Citi, one of the largest residential brokerages in the city, has been consolidating its Manhattan presence for several years. In 2012, it shuttered two offices at 27 East 22nd Street and 32 East 22nd Street and relocated agents to the firm’s headquarters on Park Avenue South. In 2013, it closed its two Upper West Side offices in favor of a larger, single location at 157 Columbus Avenue. The Village office was renovated in as recently as 2012.
The firm leased the Broadway space in 2014.
In a recent shift in strategy, Citi has been looking increasingly toward the boroughs for growth opportunities. Last year, the company purchased Brooklyn-based brokerage Aptsandlofts.com and tapped its founder, David Maundrell, to lead new development deals in Brooklyn and Queens. The company added Aptsandlofts.com’s three Brooklyn offices to its list of storefronts.

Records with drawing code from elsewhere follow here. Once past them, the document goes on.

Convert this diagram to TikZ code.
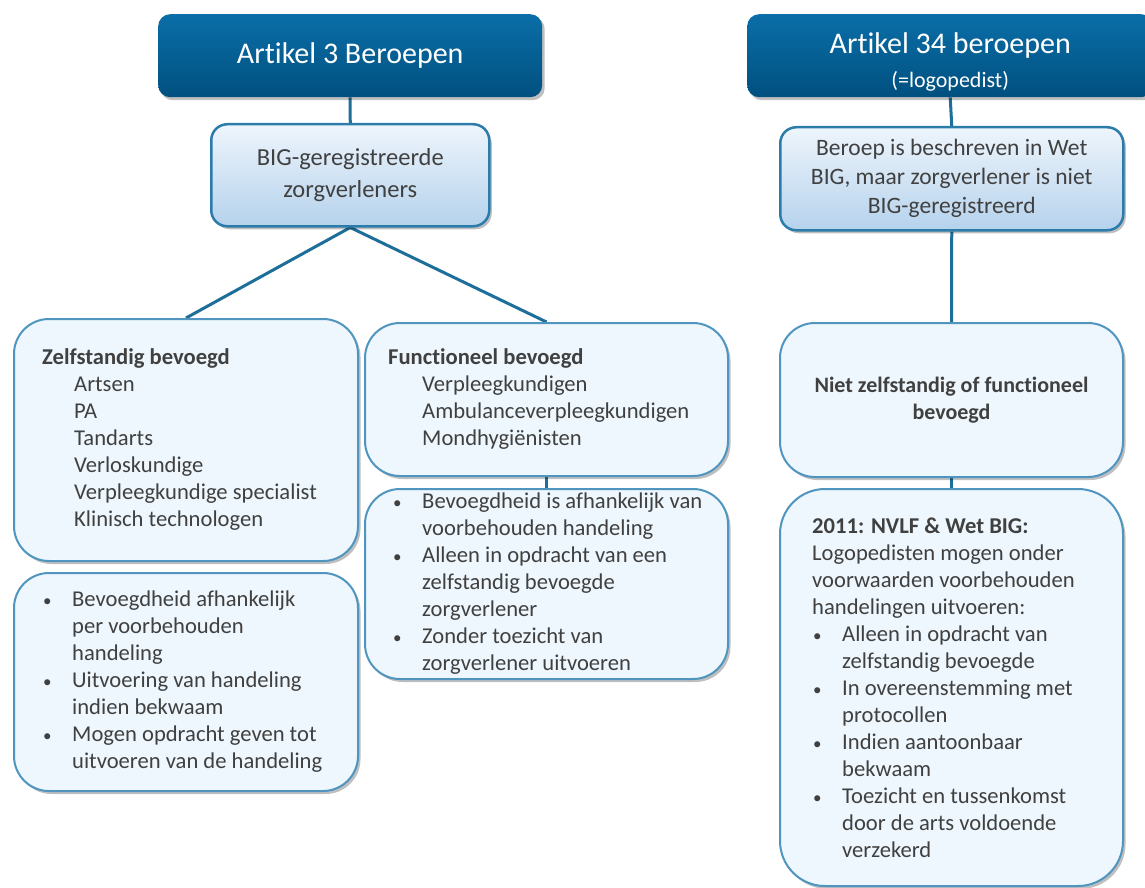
\documentclass[tikz,border=0pt]{standalone}
\usepackage{fontspec}
\setmainfont{Carlito}[Ligatures=CommonOff]
\usetikzlibrary{shadows,backgrounds}
\definecolor{ttop}{HTML}{0B6EA8}
\definecolor{tbot}{HTML}{00507F}
\definecolor{btop}{HTML}{EEF5FC}
\definecolor{bbot}{HTML}{B5D2EC}
\definecolor{bedge}{HTML}{2B7CAB}
\definecolor{sfill}{HTML}{EEF7FD}
\definecolor{sedge}{HTML}{4F95BF}
\definecolor{lineblue}{HTML}{1E6E9A}
\definecolor{txt}{HTML}{404040}
\newcommand{\bul}{\makebox[30pt][l]{\hspace{1pt}{\fontsize{17}{17}\selectfont\textbullet}}}
\newcommand{\ind}{\hspace*{30pt}}
\tikzset{
  shad/.style={drop shadow={shadow xshift=2.5pt,shadow yshift=-3pt,opacity=.25,fill=black}},
  conn/.style={draw=lineblue,line width=3pt},
  titlebox/.style={anchor=north west,inner sep=0pt,rounded corners=12pt,top color=ttop,bottom color=tbot,text=white,align=center,shad},
  bigbox/.style={anchor=north west,inner sep=0pt,rounded corners=16pt,top color=btop,bottom color=bbot,draw=bedge,line width=2.5pt,text=txt,align=center,shad},
  softbox/.style={anchor=north west,inner ysep=0pt,fill=sfill,draw=sedge,line width=2pt,text=txt,shad},
  bodytext/.style={anchor=west,inner sep=0pt,align=left,text=txt,font=\fontsize{22.6}{27}\selectfont},
}
\begin{document}
\begin{tikzpicture}[x=1pt,y=-1pt]
\useasboundingbox (0,0) rectangle (1145,888);
\clip (0,0) rectangle (1145,888);

\node[titlebox, minimum width=384, minimum height=83, font=\fontsize{30}{34}\selectfont] (t1) at (158,14) {Artikel 3 Beroepen};
\node[titlebox, minimum width=406, minimum height=83] (t2) at (747,14) {};
\node[text=white, align=center, inner sep=0pt, font=\fontsize{30}{34}\selectfont] (t2t) at ([yshift=-6pt]t2.center) {Artikel 34 beroepen\\{\fontsize{22}{26}\selectfont(=logopedist)}};

\node[bigbox, minimum width=278, minimum height=102, font=\fontsize{24.5}{32}\selectfont] (big) at (210,123) {BIG-geregistreerde\\zorgverleners};
\node[bigbox, minimum width=343, minimum height=103, font=\fontsize{23.5}{29}\selectfont] (beroep) at (779,126) {Beroep is beschreven in Wet\\BIG, maar zorgverlener is niet\\BIG-geregistreerd};

\node[softbox, rounded corners=35pt, minimum width=344, minimum height=242] (zelf) at (13,318) {};
\node[bodytext] (zelft) at ([xshift=29pt]zelf.west) {\textbf{Zelfstandig bevoegd}\\\hspace*{32pt}Artsen\\\hspace*{32pt}PA\\\hspace*{32pt}Tandarts\\\hspace*{32pt}Verloskundige\\\hspace*{32pt}Verpleegkundige specialist\\\hspace*{32pt}Klinisch technologen};

\node[softbox, rounded corners=35pt, minimum width=344, minimum height=218] (zelfb) at (13,572) {};
\node[bodytext] (zelfbt) at ([xshift=29pt]zelfb.west) {\bul Bevoegdheid afhankelijk\\\ind per voorbehouden\\\ind handeling\\\bul Uitvoering van handeling\\\ind indien bekwaam\\\bul Mogen opdracht geven tot\\\ind uitvoeren van de handeling};

\node[softbox, rounded corners=35pt, minimum width=363, minimum height=153] (func) at (364,322) {};
\node[bodytext] (funct) at ([xshift=24pt]func.west) {\textbf{Functioneel bevoegd}\\\hspace*{34pt}Verpleegkundigen\\\hspace*{34pt}Ambulanceverpleegkundigen\\\hspace*{34pt}Mondhygiënisten};

\node[softbox, rounded corners=35pt, minimum width=363, minimum height=190] (funcb) at (364,488) {};
\node[bodytext] (funcbt) at ([xshift=28pt]funcb.west) {\bul Bevoegdheid is afhankelijk van\\\ind voorbehouden handeling\\\bul Alleen in opdracht van een\\\ind zelfstandig bevoegde\\\ind zorgverlener\\\bul Zonder toezicht van\\\ind zorgverlener uitvoeren};

\node[softbox, rounded corners=35pt, minimum width=343, minimum height=154, align=center, font=\bfseries\fontsize{22}{27}\selectfont] (niet) at (779,322) {Niet zelfstandig of functioneel\\bevoegd};

\node[softbox, rounded corners=45pt, minimum width=343, minimum height=397] (nvlf) at (779,488) {};
\node[bodytext] (nvlft) at ([xshift=33pt]nvlf.west) {\textbf{2011: NVLF \& Wet BIG:}\\Logopedisten mogen onder\\voorwaarden voorbehouden\\handelingen uitvoeren:\\\bul Alleen in opdracht van\\\ind zelfstandig bevoegde\\\bul In overeenstemming met\\\ind protocollen\\\bul Indien aantoonbaar\\\ind bekwaam\\\bul Toezicht en tussenkomst\\\ind door de arts voldoende\\\ind verzekerd};

\begin{scope}[on background layer]
\fill[white] (0,0) rectangle (1145,888);
\draw[conn] (t1.south) -- (big.north);
\draw[conn] (big.south) -- (zelf.north);
\draw[conn] (big.south) -- (func.north);
\draw[conn] (func.south) -- (funcb.north);
\draw[conn] (t2.south) -- (beroep.north);
\draw[conn] (beroep.south) -- (niet.north);
\draw[conn] (niet.south) -- (nvlf.north);
\end{scope}
\end{tikzpicture}
\end{document}
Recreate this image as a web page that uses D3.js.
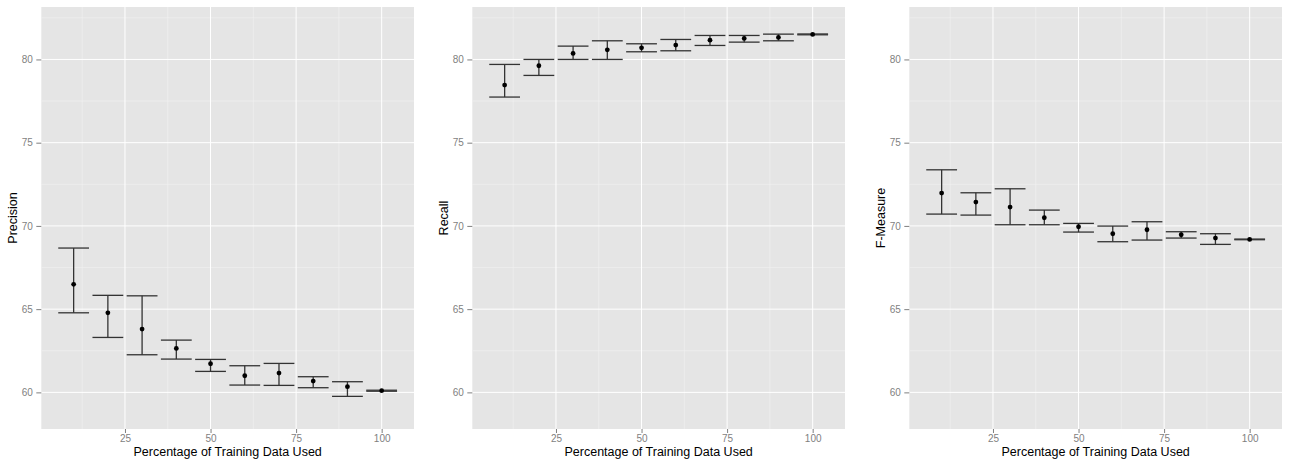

The closure of the Village office comes amid a more recent downturn in the local rental market. Just over 25 percent of all Manhattan leases signed in November had some type of landlord concession, reaching a high of a least six years, according to a recent report. By comparison, more than 13 percent of leases signed during the same period in 2015 came with concessions.
“There remains a disconnect between what tenants can afford to pay, and what landlords believe tenants can afford to pay,” Malin said of the market earlier this month. “Many people are simply at their breaking point. Building owners continue to lean on concessions to drive traffic, but these incentives have yet to lower the vacancy rate as anticipated.”
Malin bemoaned the state of the market at JDS Development Group’s holiday party last week, saying rentals were hurting. “It’s been going on for two years,” he said.
Malin said the state of the rental market had not contributed to the decision to vacate the office.